When NtSetThreadContext fires with CONTEXT_DEBUG_REGISTERS flags, kernel-level telemetry can inspect the DR0-DR3 values being written. If those values resolve to addresses within amsi.dll (AmsiScanBuffer) or ntdll.dll (EtwEventWrite), that is a near-certain indicator of a patchless AMSI/ETW bypass.

THIS IS THE PRIMARY DETECTION SIGNAL

Cross-thread SetThreadContext with debug registers pointing at security module functions is the highest-confidence heuristic. No amount of string encoding, import hiding, or timing evasion affects this signal. It is generated by the kernel when the actual API is called at runtime.

06 // NtContinue — THE DOCUMENTED GAP

Praetorian Security documented that NtContinue updates thread context — including debug registers — WITHOUT traversing the kernel code path that emits EtwTiLogSetContextThread.

CRITICAL RESEARCH FINDING

NtSetContextThread  →  fires ETW-TI  →  Defender sees DR manipulation  →  DETECTED
NtContinue          →  NO ETW-TI     →  kernel telemetry BLIND          →  ???

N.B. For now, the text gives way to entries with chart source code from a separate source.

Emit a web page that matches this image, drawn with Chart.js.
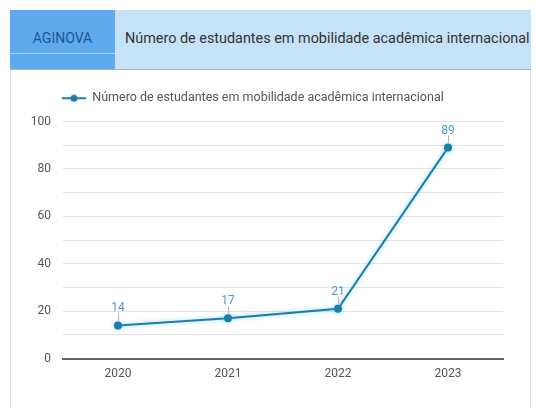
<!DOCTYPE html>
<html><head><meta charset="utf-8">
<script src="https://cdn.jsdelivr.net/npm/chart.js@4/dist/chart.umd.min.js"></script>
<style>
html,body{margin:0;padding:0;background:#fff;width:541px;height:408px;overflow:hidden;font-family:Roboto,sans-serif;}
#hdr{position:absolute;left:10px;top:10px;width:521px;height:60px;background:#c6e2f7;border-bottom:1px solid #9fb6c8;box-sizing:border-box;}
#tab{position:absolute;left:0;top:0;width:105px;height:59px;background:#5eaaee;}
#tab .ln{position:absolute;left:0;top:43px;width:105px;height:1px;background:#a9d2f6;}
#tab span{position:absolute;left:0;width:105px;top:20px;text-align:center;font-size:14px;color:#1f5790;}
#ttl{position:absolute;left:115px;top:20px;font-size:14.4px;color:#333;white-space:nowrap;}
#panel{position:absolute;left:10px;top:70px;width:521px;height:338px;border-left:1px solid #e2e2e2;border-right:1px solid #e2e2e2;box-sizing:border-box;}
#wrap{position:absolute;left:11px;top:72px;width:519px;height:336px;}
</style></head><body>
<div id="hdr"><div id="tab"><span>AGINOVA</span><div class="ln"></div></div><div id="ttl">Número de estudantes em mobilidade acadêmica internacional</div></div>
<div id="panel"></div>
<div id="wrap"><canvas id="c" width="519" height="336"></canvas></div>
<script>
const categories = ['2020', '2021', '2022', '2023'];
const seriesName = 'Número de estudantes em mobilidade acadêmica internacional';
const values = [14, 17, 21, 89];
const yTickLabels = [0, 20, 40, 60, 80, 100];

const lineColor = '#1c7ea8';

// legend icon: line with dot
const icon = document.createElement('canvas');
icon.width = 24; icon.height = 10;
(function(){const g = icon.getContext('2d');
g.strokeStyle = lineColor; g.lineWidth = 2; g.beginPath(); g.moveTo(0,5); g.lineTo(24,5); g.stroke();
g.fillStyle = lineColor; g.beginPath(); g.arc(12,5,3.5,0,Math.PI*2); g.fill();})();

const labelPlugin = {
  id: 'valLabels',
  afterDatasetsDraw(chart) {
    const ctx = chart.ctx;
    const meta = chart.getDatasetMeta(0);
    ctx.save();
    ctx.font = '12px Roboto, sans-serif';
    ctx.fillStyle = '#4a9ad0';
    ctx.textAlign = 'center';
    ctx.textBaseline = 'alphabetic';
    meta.data.forEach((pt, i) => {
      ctx.strokeStyle = '#d9a0b0';
      ctx.lineWidth = 1;
      ctx.beginPath(); ctx.moveTo(pt.x + 0.5, pt.y - 5); ctx.lineTo(pt.x + 0.5, pt.y - 12); ctx.stroke();
      ctx.fillText(String(chart.data.datasets[0].data[i]), pt.x, pt.y - 14);
    });
    ctx.restore();
  }
};
const glowPlugin = {
  id: 'glow',
  beforeDatasetDraw(chart) { const c = chart.ctx; c.save(); c.shadowColor = 'rgba(90,200,240,0.7)'; c.shadowBlur = 4; },
  afterDatasetDraw(chart) { chart.ctx.restore(); }
};
const legendShift = {
  id: 'legendShift',
  afterLayout(chart) { const lg = chart.legend; lg.left += chart.chartArea.left - 18 - lg.left; lg.top -= 7; }
};

new Chart(document.getElementById('c'), {
  type: 'line',
  data: { labels: categories, datasets: [{ label: seriesName, data: values, borderColor: lineColor, backgroundColor: lineColor, borderWidth: 2, pointRadius: 4, pointHoverRadius: 4, pointBackgroundColor: lineColor, pointBorderWidth: 0, tension: 0 }] },
  options: {
    responsive: false, animation: false, devicePixelRatio: 1,
    layout: { padding: { left: 0, right: 27, top: 10, bottom: 27 } },
    plugins: {
      legend: { align: 'start', labels: { usePointStyle: true, pointStyle: icon, pointStyleWidth: 24, font: { family: 'Roboto', size: 12.5 }, color: '#555', padding: 17 } },
      tooltip: { enabled: false }
    },
    scales: {
      x: { offset: true, grid: { display: false }, border: { display: true, color: '#666', width: 2 }, ticks: { font: { family: 'Roboto', size: 12 }, color: '#555', padding: 0 } },
      y: { min: 0, max: 100, afterFit(s) { s.width = 52; },
        border: { display: false },
        grid: { color: '#e3e3e3', drawTicks: false },
        ticks: { stepSize: 10, padding: 12, font: { family: 'Roboto', size: 12 }, color: '#555', callback: (v) => yTickLabels.includes(v) ? String(v) : '' } }
    }
  },
  plugins: [labelPlugin, glowPlugin, legendShift]
});
</script>
</body></html>
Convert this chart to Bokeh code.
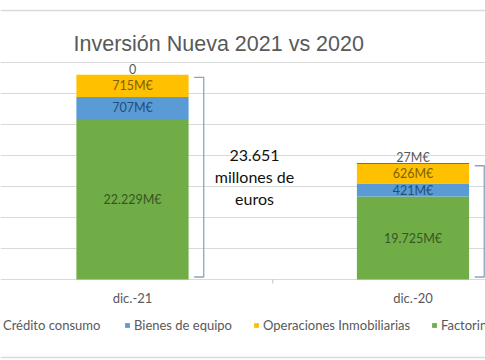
from bokeh.plotting import figure
from bokeh.models import (Range1d, ColumnDataSource, Legend, LegendItem, Label,
                          Span, FixedTicker, Grid)
from bokeh.core.properties import value
from bokeh.embed import file_html
from bokeh.resources import INLINE

# ---------------- data ----------------
categories = ["dic.-21", "dic.-20"]
factoring = [22229, 19725]
bienes_equipo = [707, 421]
operaciones_inmob = [715, 626]
credito_consumo = [0, 27]
axis_break = 17050          # the value axis is cut: green bars start above this value
series_names = ["Factoring", "Bienes de equipo", "Operaciones Inmobiliarias", "Crédito consumo"]
legend_order = ["Crédito consumo", "Bienes de equipo", "Operaciones Inmobiliarias", "Factoring"]
title_text = "Inversión Nueva 2021 vs 2020"
total_caption = ["millones de", "euros"]
grid_ticks = [0, 1000, 2000, 3000, 4000, 5000, 6000, 7000]

# ---------------- layout / styles ----------------
W, H = 485, 360
PX = 1000 / 31.0           # data units per pixel (vertical)
Y0 = 279                   # pixel row of the zero line (from top)
XS = 280.5                 # pixels per category step
X0 = 132                   # pixel column of the first category centre
seg_colors = ["#70AD47", "#5B9BD5", "#FFC000", "#404040"]
lab_colors = ["#375623", "#1F4E79", "#7F6000", "#595959"]
GRID = "#d9d9d9"
TXT = "#595959"
LABEL_FONT = "Lato"

p = figure(width=W, height=H, output_backend="svg", toolbar_location=None, title=None,
           x_range=Range1d(0.5 - X0 / XS, 0.5 + (W - X0) / XS),
           y_range=Range1d(-(H - Y0) * PX, Y0 * PX),
           x_axis_location=None, y_axis_location=None, min_border=0)
p.outline_line_color = None
p.background_fill_color = "white"
p.border_fill_color = "white"
for g in p.grid:
    g.visible = False

p.add_layout(Grid(dimension=1, ticker=FixedTicker(ticks=grid_ticks),
                  grid_line_color=GRID, grid_line_width=1))
# chart-area border lines (top and bottom of the cropped chart box)
p.add_layout(Span(location=(Y0 - 10) * PX, dimension="width", line_color=GRID, line_width=1.6))
p.add_layout(Span(location=-(357 - Y0) * PX, dimension="width", line_color=GRID, line_width=1.6))

xs = [i + 0.5 for i in range(len(categories))]
src = ColumnDataSource(dict(
    x=xs, cat=categories,
    f=[v - axis_break for v in factoring],
    b=bienes_equipo, o=operaciones_inmob, c=credito_consumo))
stackers = ["f", "b", "o", "c"]
rends = p.vbar_stack(stackers, x="x", width=0.4, source=src,
                     fill_color=seg_colors, line_color=None)

# category tick between the two categories + category labels
p.segment(x0=[1.0], x1=[1.0], y0=[0], y1=[-4 * PX], line_color="#bfbfbf", line_width=1)
p.text(x=xs, y=[0, 0], text=categories, y_offset=18, text_align="center",
       text_baseline="middle", text_font=value(LABEL_FONT), text_font_size="13px",
       text_color=TXT)

# segment labels
def fmt(v):
    return "0" if v == 0 else f"{v:,}".replace(",", ".") + "M€"

real = [factoring, bienes_equipo, operaciones_inmob, credito_consumo]
plotted = [src.data[k] for k in stackers]
lx, ly, lt, lc, loff = [], [], [], [], []
totals_plot = []
for i in range(len(categories)):
    base = 0
    for s in range(len(stackers)):
        h = plotted[s][i]
        if s < 3:
            lx.append(xs[i]); ly.append(base + h / 2); lt.append(fmt(real[s][i]))
            lc.append(lab_colors[s]); loff.append(0)
        base += h
    totals_plot.append(base)
    lx.append(xs[i]); ly.append(base); lt.append(fmt(credito_consumo[i]))
    lc.append(lab_colors[3]); loff.append(-6)
p.text(x=lx, y=ly, text=lt, text_color=lc, y_offset=loff, text_align="center",
       text_baseline="middle", text_font=value(LABEL_FONT), text_font_size="12.5px")

# brackets to the right of each bar
bx, by = [], []
for i in range(len(categories)):
    xv, xt = xs[i] + 0.254, xs[i] + 0.22
    top, bot = totals_plot[i] - 80, 80
    bx.append([xt, xv, xv, xt]); by.append([top, top, bot, bot])
p.multi_line(xs=bx, ys=by, line_color="#8fa3bd", line_width=1.3)

# total caption
total_2021 = sum(r[0] for r in real)
cap = f"{total_2021:,}".replace(",", ".") + "\n" + "\n".join(total_caption)
p.add_layout(Label(x=254, y=H - 176, x_units="screen", y_units="screen", text=cap,
                   text_align="center", text_baseline="middle", text_font=LABEL_FONT,
                   text_font_size="16px", text_color="#111111", text_line_height=1.17))

# title
p.add_layout(Label(x=73, y=H - 43.3, x_units="screen", y_units="screen", text=title_text,
                   text_baseline="alphabetic", text_font="Liberation Sans",
                   text_font_size="21.5px", text_color=TXT))

# legend (one entry each, placed along one row)
name_to_r = dict(zip(series_names, rends))
legend_x = [-7, 124, 253, 431]
for name, lxp in zip(legend_order, legend_x):
    lg = Legend(items=[LegendItem(label=name, renderers=[name_to_r[name]])],
                location=(lxp, 27), orientation="horizontal", padding=0, margin=0,
                spacing=0, border_line_color=None, background_fill_alpha=0,
                glyph_width=6, glyph_height=6, label_standoff=4, label_height=16,
                label_text_font=LABEL_FONT, label_text_font_size="13px",
                label_text_color=TXT)
    p.add_layout(lg)

open("out.html", "w").write(file_html(p, INLINE))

This is the most significant documented gap in the detection chain for hardware breakpoint placement. NtContinue is normally used by the exception dispatcher to restore context after an exception is handled, but it can be called directly to set arbitrary thread context including debug registers.

How NtContinue Works

NtContinue takes a CONTEXT structure and a boolean RaiseAlert. It restores the thread's context from the structure — including RIP, RSP, and debug registers. Because it's designed for the exception dispatcher path (which fires millions of times in normal operation), the kernel does NOT instrument it with ETW-TI telemetry the way it instruments NtSetThreadContext.

Implications

A thread can set its OWN debug registers via NtContinue without generating kernel telemetry
Combined with APC injection, each target thread could call NtContinue to set its own DRs
This removes the cross-thread SetThreadContext pattern entirely
The thread enumeration + suspend/resume pattern is also eliminated

Source: Praetorian — ETW Threat Intelligence and Hardware Breakpoints

07 // WHY dark_room PASSES BUT inject_dll FAILS

Both components use the same VEH + HWBP technique. Both set DR0 on AmsiScanBuffer and DR1 on EtwEventWrite. Both use the same VEH handler logic. But dark_room passes Defender's scan and inject_dll does not.

STRUCTURAL COMPARISON

Attribute	dark_room.exe	inject_dll.dll
PE type	EXE	DLL
Target	Own thread only	ALL threads in process
Thread context	GetCurrentThread() pseudo-handle	OpenThread() on remote TIDs
Suspend/Resume	NOT NEEDED (self)	SuspendThread/ResumeThread on each thread
Thread enumeration	NONE	CreateToolhelp32Snapshot full enum
ETW-TI event	Task 5 only (local)	Task 5 + Task 10 (local + remote)
Import table	Minimal	Thread manipulation APIs
Entry point work	main() — sequential	DllMain — under loader lock
Scan result	CLEAN	DETECTED

The difference is the cross-thread manipulation. Setting your own debug registers via GetCurrentThread() is a benign-looking operation — debuggers do this constantly. Enumerating every thread in a process, suspending each one, setting debug registers, and resuming is an injection pattern that Defender specifically recognizes.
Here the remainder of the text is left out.